2. Bucket Averaging: Reducing Estimation Error

Directly using the maximum leading zeros from a single hash value for estimation leads to high variance. HLL's improvement:

  • Divide the hash value into two parts:
    • First b bits: Determine the bucket index (total of \(m = 2^b\) buckets).
    • Remaining bits: Used to calculate the leading zero count for that bucket (counting from the most significant bit of the remaining part).
  • Each bucket records the maximum encountered leading zero count \(\rho\) (including the first 1 after the bucket-determining bits).
  • Finally, the harmonic mean of all buckets is used to adjust the estimate, reducing the impact of outliers.

Algorithm Steps

Assume a 64-bit hash function is used, with the number of buckets \(m = 2^b\) (typically \(b=12\), i.e., 4096 buckets):

Step 1: Initialization

  • Create a register array \(M\) of length \(m\), initialized to all zeros.

Step 2: Adding Elements

  1. Compute the hash value h(x) for element x (e.g., using MurmurHash64).
  2. Take the first b bits of h(x) as the bucket index \(j\) (value range \(0 \sim m-1\)).
  3. Starting from the b+1th bit, count the number of consecutive zeros \(\rho\) (stop upon encountering a 1).

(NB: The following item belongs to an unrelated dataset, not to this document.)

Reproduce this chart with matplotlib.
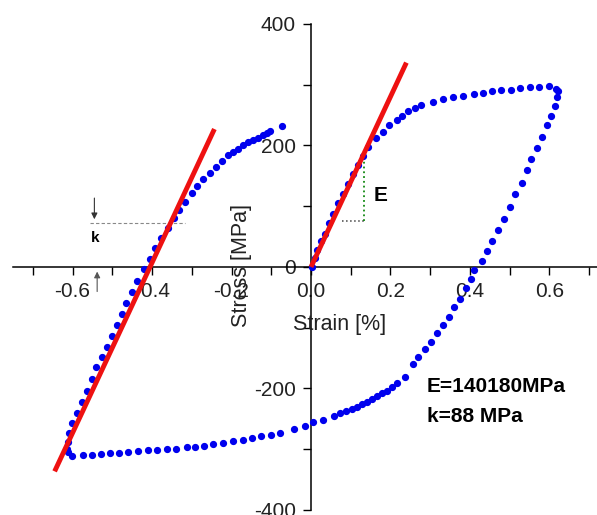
import matplotlib
matplotlib.use("Agg")
import matplotlib.pyplot as plt
from matplotlib.ticker import MultipleLocator

plt.rcParams['font.family'] = ['Liberation Sans', 'DejaVu Sans']

# Measured hysteresis loop (strain in %, stress in MPa), in path order
strain = [
    0.002, 0.010, 0.016, 0.024, 0.035, 0.046, 0.056, 0.069, 0.080, 0.092,
    0.105, 0.117, 0.130, 0.144, 0.164, 0.180, 0.197, 0.216, 0.228, 0.245,
    0.262, 0.278, 0.306, 0.331, 0.358, 0.383, 0.410, 0.432, 0.455, 0.478,
    0.502, 0.526, 0.551, 0.574, 0.600,
    0.616, 0.622, 0.620, 0.613, 0.603, 0.593, 0.581, 0.568, 0.553, 0.543,
    0.530, 0.513, 0.501, 0.486, 0.470, 0.456, 0.442, 0.429, 0.410, 0.402,
    0.390, 0.375, 0.361, 0.347, 0.331, 0.316, 0.302, 0.286, 0.270, 0.256,
    0.236, 0.216, 0.203, 0.190, 0.178, 0.165, 0.153, 0.140, 0.128, 0.115,
    0.102, 0.088, 0.073, 0.058, 0.031, 0.004, -0.015, -0.043, -0.078, -0.101,
    -0.127, -0.149, -0.170, -0.195, -0.221, -0.247, -0.269, -0.292, -0.313, -0.340,
    -0.363, -0.387, -0.409, -0.434, -0.460, -0.482, -0.506, -0.529, -0.552, -0.574,
    -0.602, -0.611, -0.615, -0.611, -0.608, -0.602, -0.589, -0.577, -0.564, -0.552,
    -0.541, -0.526, -0.514, -0.501, -0.489, -0.476, -0.465, -0.451, -0.437, -0.420,
    -0.405, -0.392, -0.378, -0.359, -0.345, -0.331, -0.317, -0.300, -0.286, -0.271,
    -0.254, -0.240, -0.225, -0.208, -0.195, -0.183, -0.170, -0.158, -0.145, -0.133,
    -0.122, -0.111, -0.103, -0.074,
]
stress = [
    0.5, 14, 28, 42, 55, 72, 88, 105, 120, 137,
    153, 168, 183, 198, 212, 223, 233, 242, 249, 256,
    261, 266, 272, 277, 280, 282, 285, 287, 289, 291,
    292, 294, 296, 297, 298,
    293, 289, 279, 265, 249, 233, 214, 196, 178, 159,
    139, 120, 99, 79, 61, 43, 26, 10, -5, -20,
    -35, -52, -66, -82, -95, -109, -123, -135, -148, -160,
    -181, -191, -197, -204, -208, -212, -218, -222, -226, -230,
    -233, -237, -241, -245, -252, -256, -261, -266, -273, -277,
    -279, -282, -285, -287, -289, -291, -294, -296, -297, -299,
    -300, -301, -302, -303, -305, -306, -307, -308, -309, -310,
    -311, -304, -300, -288, -274, -257, -241, -223, -204, -185,
    -165, -148, -131, -114, -95, -77, -60, -42, -23, -4,
    13, 31, 47, 64, 80, 94, 107, 121, 133, 145,
    155, 165, 175, 184, 190, 195, 201, 205, 209, 213,
    217, 221, 224, 232,
]

# Elastic fit lines
E_SLOPE = 1401.8          # MPa per % strain (E = 140180 MPa)
fit1_x = [0.0, 0.24]
fit2_x = [-0.645, -0.243]
fit2_x0 = -0.405

BLUE = "#0000EE"
RED = "#EE1111"


def setup_axes(fig):
    ax = fig.add_axes([0.0216, 0.0039, 0.9787, 0.9495])
    ax.set_xlim(-0.75, 0.72)
    ax.set_ylim(-405, 400)

    for side in ("top", "right"):
        ax.spines[side].set_visible(False)
    ax.spines["left"].set_position("zero")
    ax.spines["bottom"].set_position("zero")
    ax.spines["left"].set_bounds(-400, 400)
    for side in ("left", "bottom"):
        ax.spines[side].set_linewidth(1.1)

    ax.xaxis.set_major_locator(MultipleLocator(0.2))
    ax.xaxis.set_minor_locator(MultipleLocator(0.1))
    ax.yaxis.set_major_locator(MultipleLocator(200))
    ax.yaxis.set_minor_locator(MultipleLocator(100))
    ax.xaxis.set_major_formatter(lambda v, p: f"{v:.1f}")
    ax.yaxis.set_major_formatter(lambda v, p: f"{v:.0f}")
    ax.tick_params(which="both", direction="out", length=6, width=1,
                   labelsize=15, labelcolor="#222222", pad=5)
    ax.patch.set_visible(False)
    return ax


def main():
    fig = plt.figure(figsize=(5.97, 5.15), dpi=100)
    ax = setup_axes(fig)

    # fitted elastic lines
    ax.plot(fit1_x, [E_SLOPE * x for x in fit1_x], color=RED, lw=3.5,
            solid_capstyle="butt", zorder=4)
    ax.plot(fit2_x, [E_SLOPE * (x - fit2_x0) for x in fit2_x], color=RED,
            lw=3.5, solid_capstyle="butt", zorder=4)

    # measured points
    ax.plot(strain, stress, ls="none", marker="o", ms=4.2, color=BLUE,
            mec=BLUE, zorder=3)

    # E construction triangle
    ax.plot([0.079, 0.134], [76, 76], ls=":", color="#444444", lw=1.1)
    ax.plot([0.134, 0.134], [76, 186], ls=":", color="#118811", lw=1.3)
    ax.text(0.157, 117, "E", fontsize=15, fontweight="bold", va="center")

    # k construction
    ax.plot([-0.556, -0.317], [72, 72], ls=(0, (3, 2)), color="#888888", lw=0.8)
    ax.annotate("", xy=(-0.545, 74), xytext=(-0.545, 118),
                arrowprops=dict(arrowstyle="-|>", color="#333333", lw=0.8,
                                mutation_scale=9))
    ax.annotate("", xy=(-0.538, -3), xytext=(-0.538, -45),
                arrowprops=dict(arrowstyle="-|>", color="#555555", lw=0.8,
                                mutation_scale=9))
    ax.text(-0.543, 47, "k", fontsize=11, fontweight="bold",
            ha="center", va="center")

    # results
    ax.text(0.291, -197, "E=140180MPa", fontsize=15, fontweight="bold",
            va="center")
    ax.text(0.291, -246, "k=88 MPa", fontsize=15, fontweight="bold",
            va="center")

    # axis labels sitting on the centred spines
    ax.text(0.073, -95, "Strain [%]", fontsize=15.5, color="#222222",
            ha="center", va="center")
    ax.text(-0.174, 2, "Stress [MPa]", fontsize=15.5, color="#222222",
            rotation=90, ha="center", va="center")

    fig.savefig("out.png", dpi=100)
    plt.close(fig)


if __name__ == "__main__":
    main()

The maximum possible value of \(\rho\) is 64-b.
    • Example: If b=4, h(x)=001101..., the first 4 bits 0011 correspond to bucket 3. The remaining bits start with 01..., the first bit is 0, the second bit is 1, so \(\rho=1\).
  4. Update the bucket: \(M[j] = \max(M[j], \rho)\).

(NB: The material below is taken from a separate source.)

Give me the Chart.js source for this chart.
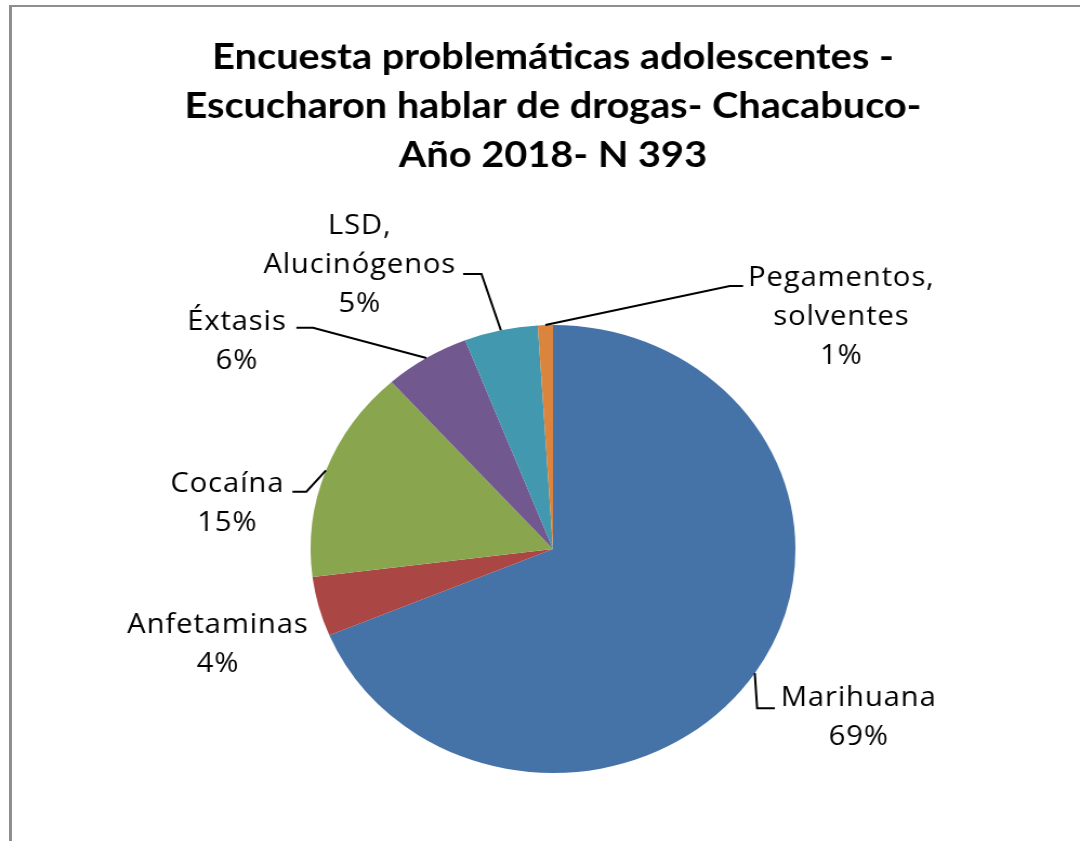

Step 3: Estimating Cardinality

  1. Calculate the harmonic mean of all buckets:

\[ Z = \left( \sum_{j=0}^{m-1} 2^{-M[j]} \right)^{-1} \]

  1. Estimation formula:

\[ E = \alpha_m \cdot m^2 \cdot Z \]

  • \(\alpha_m\) is a correction factor (0.673 for \(m=16\), 0.697 for \(m=32\), 0.709 for \(m=64\), and for \(m \geq 128\), \(\alpha_m \approx 0.7213/(1+1.079/m)\)).
  1. Adjust for special cases:
    • If \(E \leq 2.5m\) and empty buckets exist, use linear counting instead (\(E = m \log(m/V)\), where \(V\) is the number of empty buckets).
    • If \(E > \frac{2^{64}}{30}\), adjust to \(E = -2^{64} \log(1 - E/2^{64})\) (to prevent overflow for extremely large cardinalities).

Error and Memory Analysis

  • Memory Usage: The maximum \(\rho\) value stored per bucket does not exceed 64-b, requiring \(\log_2(64-b)\) bits. For example, with b=12, each bucket requires 6 bits, total memory is \(4096 \times 6 \ \text{bit} \approx 3\text{KB}\).
  • Error Rate: The standard error is approximately \(1.04/\sqrt{m}\). For m=4096, the error is about 1.6%.

Application Scenarios

  1. Website UV Statistics: Count the number of unique daily visitors; merging HLL structures from multiple days enables deduplication.
  2. Database Query Optimization: Pre-estimate intermediate data sizes for join operations to assist query plan generation.
  3. Network Traffic Analysis: Count the number of distinct source IPs in distributed environments.

Comparison with Other Cardinality Estimation Methods

  • Linear Counting: Suitable for small cardinalities; memory grows linearly with cardinality.
  • LogLog: The predecessor of HLL, uses arithmetic mean instead of harmonic mean, resulting in higher error.
  • HyperLogLog++: Google's improved version, optimizes sparse data representation and bias correction.

Through bucketization and harmonic mean, HLL achieves high-precision cardinality estimation with limited memory, making it the tool of choice for big data deduplication and statistics.